Their femurs and tibias are stacked into supporting rows, punctuated at regular intervals by their skulls. The bones form not just the four walls of the chapel, but also its roof.

roof pattern

As you can see, not all of the skulls have stayed put. There are holes here and there. I confess my imagination did go a bit wild imagining this skull popping out of the ceiling, while the chapel was crowded with a busload of tourists.

altar

It’s a fascinating place, this tiny room made of bones. And if you are fortunate enough to be there when no one else is around, it’s a place that inspires contemplation. The closest we Americans get to being faced with our mortality is a graveyard, which has none of the immediacy of a wall of bones. When you stand in this chapel, you cannot help but think that inside your body are the same bones that adorn these walls, and when you die, you will eventually look no different than what you see here.

looking upwards

Everyone will have their own reaction to the stark lesson these bones have to teach.
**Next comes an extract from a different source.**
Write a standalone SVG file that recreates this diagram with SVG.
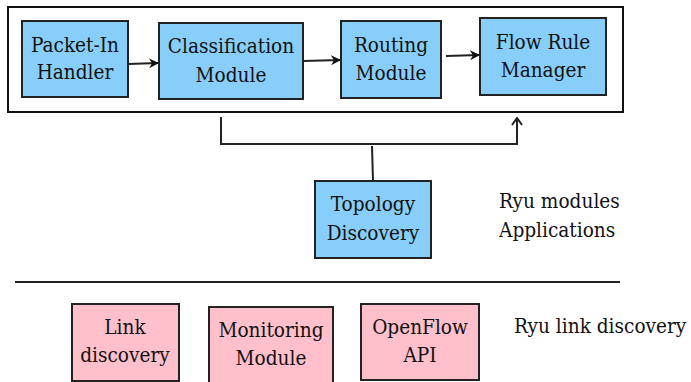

My thought, when I reach out to touch a smooth skull, is that we all have limited time here — so we should make the most of it. There is a difference between living, and being alive. Looking at a wall of death, I am grateful for my own life and what I’ve packed into it so far. And I am motivated to keep exploring, keep learning, keep taking chances on the unknown or unfamiliar…because that is what being alive means to me.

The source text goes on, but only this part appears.